▶ **INFORMATION SHOWN**:
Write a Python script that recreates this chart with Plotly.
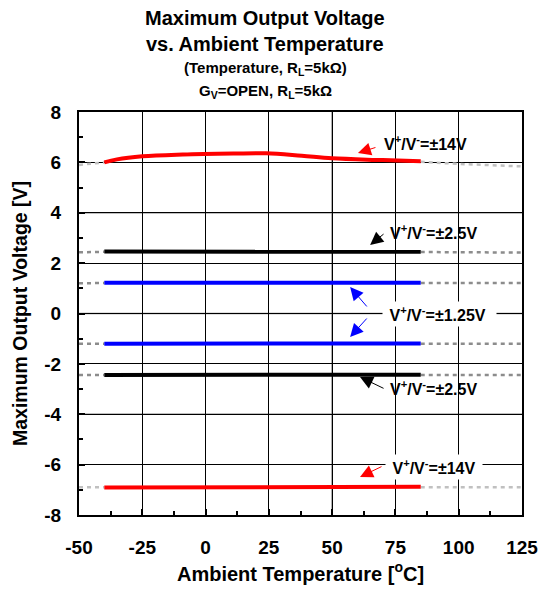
import plotly.graph_objects as go

# ---- data ----
temp_red = [-40, -35, -25, -9, 11, 24, 38, 50, 70, 85]
v14_pos = [6.00, 6.12, 6.24, 6.31, 6.35, 6.36, 6.26, 6.16, 6.09, 6.04]
temp = [-40, 85]
v14_neg = [-6.91, -6.88]
v2p5_pos = [2.46, 2.45]
v2p5_neg = [-2.44, -2.43]
v1p25_pos = [1.22, 1.22]
v1p25_neg = [-1.20, -1.19]

ext_left_t = [-50, -40]
ext_right_t = [85, 100, 125]
ext14p_left = [5.90, 6.00]
ext14p_right = [6.02, 5.94, 5.84]
ext14n_left = [-6.90, -6.90]
ext14n_right = [-6.90, -6.90, -6.90]
ext25p_left = [2.43, 2.45]
ext25p_right = [2.44, 2.43, 2.42]
ext25n_left = [-2.44, -2.44]
ext25n_right = [-2.44, -2.44, -2.44]
ext125p_left = [1.20, 1.21]
ext125p_right = [1.21, 1.21, 1.21]
ext125n_left = [-1.20, -1.20]
ext125n_right = [-1.20, -1.20, -1.20]

x_ticks = [-50, -25, 0, 25, 50, 75, 100, 125]
y_ticks = [-8, -6, -4, -2, 0, 2, 4, 6, 8]
gray_grid_x = [50]
gray_grid_y = [4, 0, -4]

FONT = "Arial, Liberation Sans, sans-serif"
RED = "#ff0000"
BLUE = "#0000ff"
BLACK = "#000000"
LGRAY = "#c0c0c0"
DGRAY = "#8c8c8c"

# page has an 8px body margin; compensate so plot area sits at 79..522 x 112..515
W, H = 543, 585
L, R, T, B = 71, 29, 104, 78
PW, PH = W - L - R, H - T - B
OFF = 8

fig = go.Figure()

def ext(xs, ys, color):
    fig.add_trace(go.Scatter(x=xs, y=ys, mode="lines",
                             line=dict(color=color, width=2.5, dash="4px,4px"),
                             showlegend=False, hoverinfo="skip"))

ext(ext_left_t, ext14p_left, LGRAY)
ext(ext_right_t, ext14p_right, LGRAY)
ext(ext_left_t, ext14n_left, LGRAY)
ext(ext_right_t, ext14n_right, LGRAY)
for l, r in [(ext25p_left, ext25p_right), (ext25n_left, ext25n_right),
             (ext125p_left, ext125p_right), (ext125n_left, ext125n_right)]:
    ext(ext_left_t, l, DGRAY)
    ext(ext_right_t, r, DGRAY)

def main(xs, ys, color, shape="linear"):
    fig.add_trace(go.Scatter(x=xs, y=ys, mode="lines",
                             line=dict(color=color, width=4, shape=shape,
                                       smoothing=1.0 if shape == "spline" else None),
                             showlegend=False))

main(temp_red, v14_pos, RED, "spline")
main(temp, v14_neg, RED)
main(temp, v2p5_pos, BLACK)
main(temp, v2p5_neg, BLACK)
main(temp, v1p25_pos, BLUE)
main(temp, v1p25_neg, BLUE)

# gray gridlines overlay
for gx in gray_grid_x:
    fig.add_shape(type="line", x0=gx, x1=gx, y0=0, y1=1, xref="x", yref="paper",
                  line=dict(color="#7f7f7f", width=1.5), layer="below")
for gy in gray_grid_y:
    fig.add_shape(type="line", x0=0, x1=1, y0=gy, y1=gy, xref="paper", yref="y",
                  line=dict(color="#7f7f7f", width=1.5), layer="below")

lbl_font = dict(family=FONT, size=16, color="black")

def label(text, x, y, pad=0):
    fig.add_annotation(x=x, y=y, xref="x", yref="y", text="<b>" + text + "</b>",
                       showarrow=False, font=lbl_font,
                       bgcolor="white" if pad else None, borderpad=pad)

def arrow(x, y, ax, ay, color):
    fig.add_annotation(x=x, y=y, ax=ax, ay=ay, xref="x", yref="y",
                       axref="x", ayref="y", text="", showarrow=True,
                       arrowhead=2, arrowsize=2.6, arrowwidth=1, arrowcolor=color)

lab = "V<sup>+</sup>/V<sup>-</sup>=±"
label(lab + "14V", 86.7, 6.77)
arrow(60.2, 6.37, 67.7, 6.61, RED)
label(lab + "2.5V", 89.9, 3.24)
arrow(65.0, 2.72, 70.9, 3.20, BLACK)
label(" " + lab + "1.25V  ", 92.3, 0.0, pad=2)
arrow(57.1, 1.05, 64.2, 0.22, BLUE)
arrow(57.1, -0.93, 64.2, -0.14, BLUE)
label(lab + "2.5V", 89.9, -2.96)
arrow(61.0, -2.52, 70.9, -3.0, BLACK)
label(" " + lab + "14V ", 90.3, -6.09, pad=2)
arrow(61.0, -6.49, 70.1, -6.05, RED)

# titles (screen pixel centers converted to paper coords)
def px_x(sx):
    return (sx - OFF - L) / PW

def px_y(sy):
    return 1 + (T - (sy - OFF)) / PH

title_lines = [("Maximum Output Voltage<br>vs. Ambient Temperature", 31, 20),
               ("(Temperature, R<sub>L</sub>=5kΩ)", 68, 15),
               ("G<sub>V</sub>=OPEN, R<sub>L</sub>=5kΩ", 92, 15)]
for txt, yc, sz in title_lines:
    fig.add_annotation(x=px_x(265), y=px_y(yc), xref="paper", yref="paper",
                       text="<b>" + txt + "</b>", showarrow=False,
                       font=dict(family=FONT, size=sz, color="black"),
                       xanchor="center", yanchor="middle")

fig.update_layout(
    width=W, height=H,
    margin=dict(l=L, r=R, t=T, b=B),
    paper_bgcolor="white", plot_bgcolor="white",
    font=dict(family=FONT, color="black"),
    showlegend=False,
)

fig.update_xaxes(
    range=[-50, 125], tickvals=x_ticks, ticktext=[str(v) for v in x_ticks],
    showgrid=True, gridcolor="black", gridwidth=1,
    showline=True, linecolor="black", linewidth=2, mirror=True,
    ticks="inside", ticklen=6, tickcolor="black", tickwidth=1.5,
    minor=dict(dtick=12.5, tick0=-50, ticks="inside", ticklen=4, tickcolor="black", showgrid=False),
    tickfont=dict(family=FONT, size=19, color="black", weight="bold"),
    ticklabelstandoff=14, zeroline=False,
    title=dict(text="<b>Ambient Temperature [<sup>o</sup>C]</b>",
               font=dict(family=FONT, size=20, color="black"), standoff=10),
)
fig.update_yaxes(
    range=[-8, 8], tickvals=y_ticks, ticktext=[str(v) for v in y_ticks],
    showgrid=True, gridcolor="black", gridwidth=1,
    showline=True, linecolor="black", linewidth=2, mirror=True,
    ticks="inside", ticklen=6, tickcolor="black", tickwidth=1.5,
    minor=dict(dtick=1, tick0=-8, ticks="inside", ticklen=4, tickcolor="black", showgrid=False),
    tickfont=dict(family=FONT, size=19, color="black", weight="bold"),
    ticklabelstandoff=12, zeroline=False,
    title=dict(text="<b>Maximum Output Voltage [V]</b>",
               font=dict(family=FONT, size=19.5, color="black"), standoff=11),
)

fig.write_html("out.html")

▶ **INSTRUCTIONS TO FOLLOW**: Give again, word for word, every line from the top of the data above to the line holding "v1p25_neg = [-1.20, -1.19]", inclusive, with the pictures left out.

▶ **WRITTEN RESPONSE**:
Write a Python script that recreates this chart with Plotly.
import plotly.graph_objects as go

# ---- data ----
temp_red = [-40, -35, -25, -9, 11, 24, 38, 50, 70, 85]
v14_pos = [6.00, 6.12, 6.24, 6.31, 6.35, 6.36, 6.26, 6.16, 6.09, 6.04]
temp = [-40, 85]
v14_neg = [-6.91, -6.88]
v2p5_pos = [2.46, 2.45]
v2p5_neg = [-2.44, -2.43]
v1p25_pos = [1.22, 1.22]
v1p25_neg = [-1.20, -1.19]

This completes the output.